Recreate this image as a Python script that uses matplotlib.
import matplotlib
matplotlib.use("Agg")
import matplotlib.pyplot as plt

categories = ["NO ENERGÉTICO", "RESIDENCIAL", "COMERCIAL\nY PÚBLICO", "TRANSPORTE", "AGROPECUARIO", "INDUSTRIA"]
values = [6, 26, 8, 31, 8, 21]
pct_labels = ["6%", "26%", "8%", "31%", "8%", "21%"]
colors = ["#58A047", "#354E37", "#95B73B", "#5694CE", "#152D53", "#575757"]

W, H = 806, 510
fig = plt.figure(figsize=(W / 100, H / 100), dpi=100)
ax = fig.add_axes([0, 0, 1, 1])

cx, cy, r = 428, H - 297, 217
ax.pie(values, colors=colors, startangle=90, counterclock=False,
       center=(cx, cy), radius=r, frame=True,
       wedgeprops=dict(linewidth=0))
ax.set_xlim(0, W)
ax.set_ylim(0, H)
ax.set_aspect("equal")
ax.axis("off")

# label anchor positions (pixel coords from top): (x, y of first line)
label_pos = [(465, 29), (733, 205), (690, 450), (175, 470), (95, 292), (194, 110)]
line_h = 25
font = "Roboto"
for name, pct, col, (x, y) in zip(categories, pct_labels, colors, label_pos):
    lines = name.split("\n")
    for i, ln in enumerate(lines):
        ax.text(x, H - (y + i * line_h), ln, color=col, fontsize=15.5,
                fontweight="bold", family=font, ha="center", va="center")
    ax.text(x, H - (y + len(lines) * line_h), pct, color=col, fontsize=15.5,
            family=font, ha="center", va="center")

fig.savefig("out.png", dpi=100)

━━━

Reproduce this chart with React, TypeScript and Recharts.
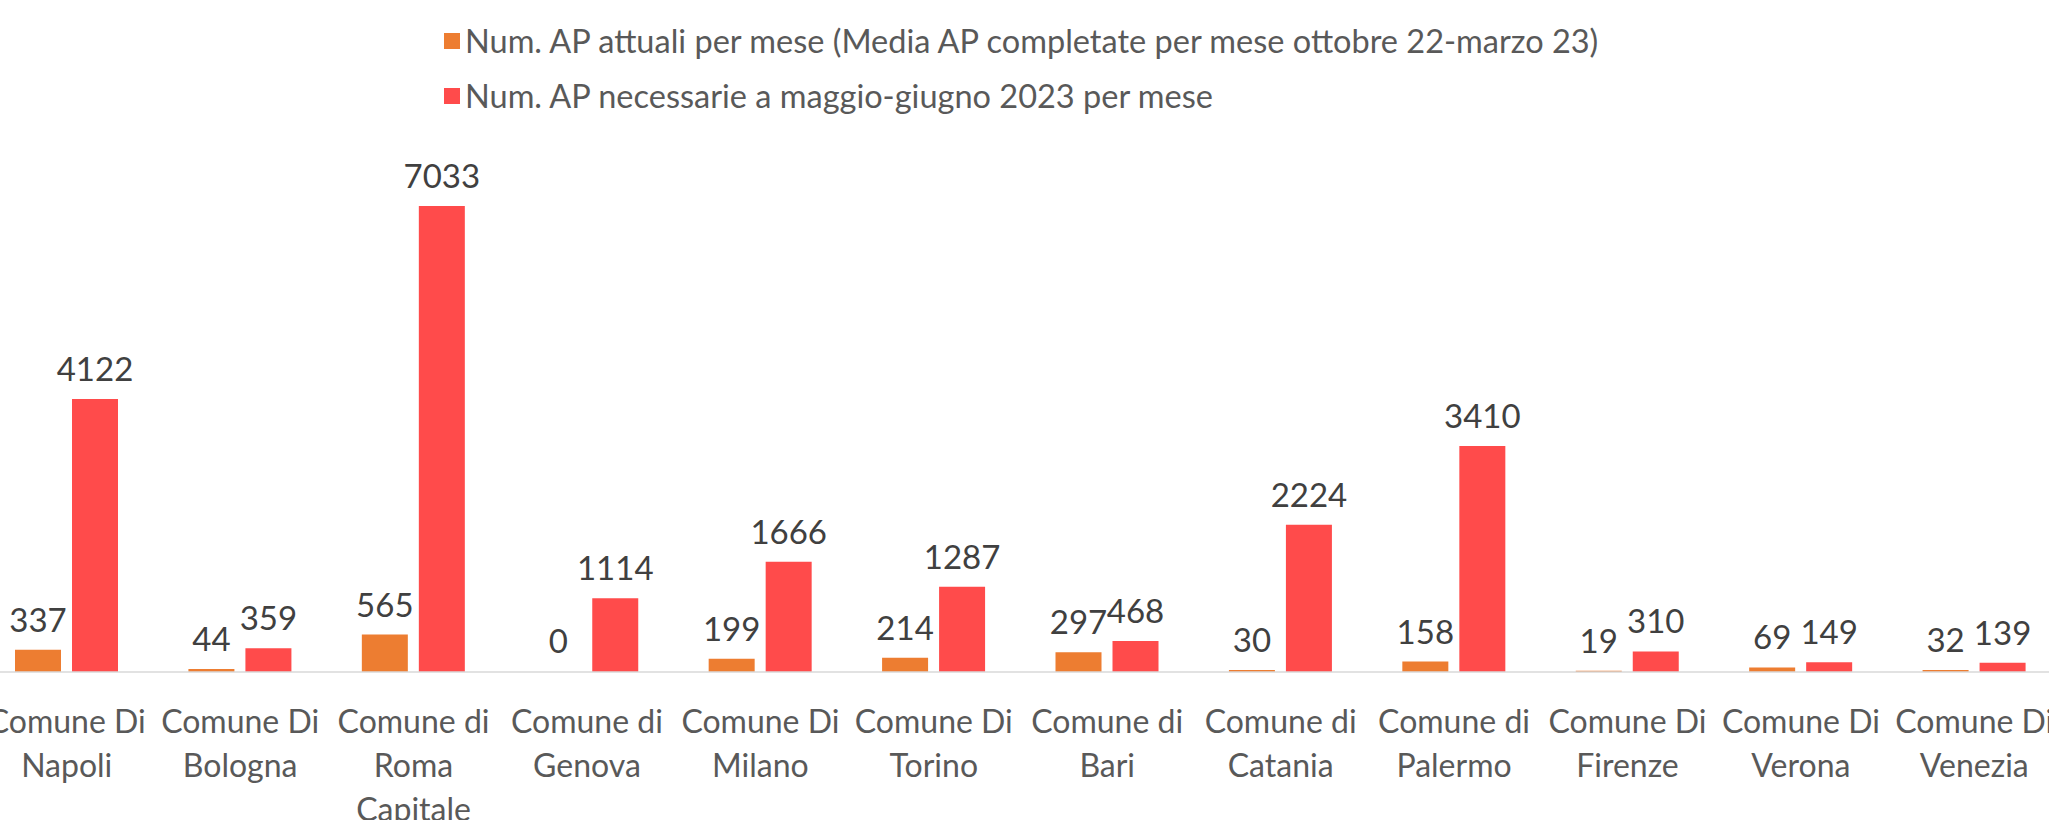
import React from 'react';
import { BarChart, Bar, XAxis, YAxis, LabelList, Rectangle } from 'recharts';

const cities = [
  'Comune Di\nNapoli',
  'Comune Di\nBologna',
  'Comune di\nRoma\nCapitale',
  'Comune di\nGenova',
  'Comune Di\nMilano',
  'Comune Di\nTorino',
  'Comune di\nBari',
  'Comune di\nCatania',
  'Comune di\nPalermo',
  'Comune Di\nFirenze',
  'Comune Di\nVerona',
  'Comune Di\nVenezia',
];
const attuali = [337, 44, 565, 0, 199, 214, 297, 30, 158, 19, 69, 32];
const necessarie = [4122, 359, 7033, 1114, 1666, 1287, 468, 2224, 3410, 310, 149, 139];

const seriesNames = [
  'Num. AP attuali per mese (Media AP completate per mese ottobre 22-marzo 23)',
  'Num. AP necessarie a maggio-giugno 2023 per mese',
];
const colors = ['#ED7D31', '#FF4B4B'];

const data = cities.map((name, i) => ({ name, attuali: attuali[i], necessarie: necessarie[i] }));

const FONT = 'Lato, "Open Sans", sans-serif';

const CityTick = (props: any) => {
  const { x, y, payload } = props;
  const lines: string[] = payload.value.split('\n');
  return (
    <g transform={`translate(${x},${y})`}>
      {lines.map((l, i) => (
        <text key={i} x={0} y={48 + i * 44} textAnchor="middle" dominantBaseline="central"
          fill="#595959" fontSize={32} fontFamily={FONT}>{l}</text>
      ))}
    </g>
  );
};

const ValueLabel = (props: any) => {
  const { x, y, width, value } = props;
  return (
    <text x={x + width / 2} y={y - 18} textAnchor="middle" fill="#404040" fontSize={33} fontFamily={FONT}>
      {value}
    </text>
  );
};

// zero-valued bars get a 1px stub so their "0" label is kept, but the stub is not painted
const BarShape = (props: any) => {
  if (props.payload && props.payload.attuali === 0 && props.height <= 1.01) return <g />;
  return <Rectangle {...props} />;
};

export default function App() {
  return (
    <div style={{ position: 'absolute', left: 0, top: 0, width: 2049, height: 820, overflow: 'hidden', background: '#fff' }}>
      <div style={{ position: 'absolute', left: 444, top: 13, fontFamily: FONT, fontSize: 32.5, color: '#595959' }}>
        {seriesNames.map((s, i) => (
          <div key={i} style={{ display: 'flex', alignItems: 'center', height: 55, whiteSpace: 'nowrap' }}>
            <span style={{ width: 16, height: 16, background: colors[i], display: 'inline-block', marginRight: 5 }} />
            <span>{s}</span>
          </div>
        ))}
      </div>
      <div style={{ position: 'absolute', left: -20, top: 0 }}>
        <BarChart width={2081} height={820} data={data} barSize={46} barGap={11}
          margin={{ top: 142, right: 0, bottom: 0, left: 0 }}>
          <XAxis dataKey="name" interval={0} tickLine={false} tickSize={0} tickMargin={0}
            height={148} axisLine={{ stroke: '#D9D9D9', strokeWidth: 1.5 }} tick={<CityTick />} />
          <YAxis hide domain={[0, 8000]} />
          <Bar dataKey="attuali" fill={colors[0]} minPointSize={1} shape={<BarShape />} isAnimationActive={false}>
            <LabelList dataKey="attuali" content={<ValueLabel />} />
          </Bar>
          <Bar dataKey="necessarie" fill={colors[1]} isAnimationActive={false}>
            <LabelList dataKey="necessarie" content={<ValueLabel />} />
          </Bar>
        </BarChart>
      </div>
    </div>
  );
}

━━━

> [Required work] Only the number is wanted: how many lines above include the word "this"?

> [Task answer] 2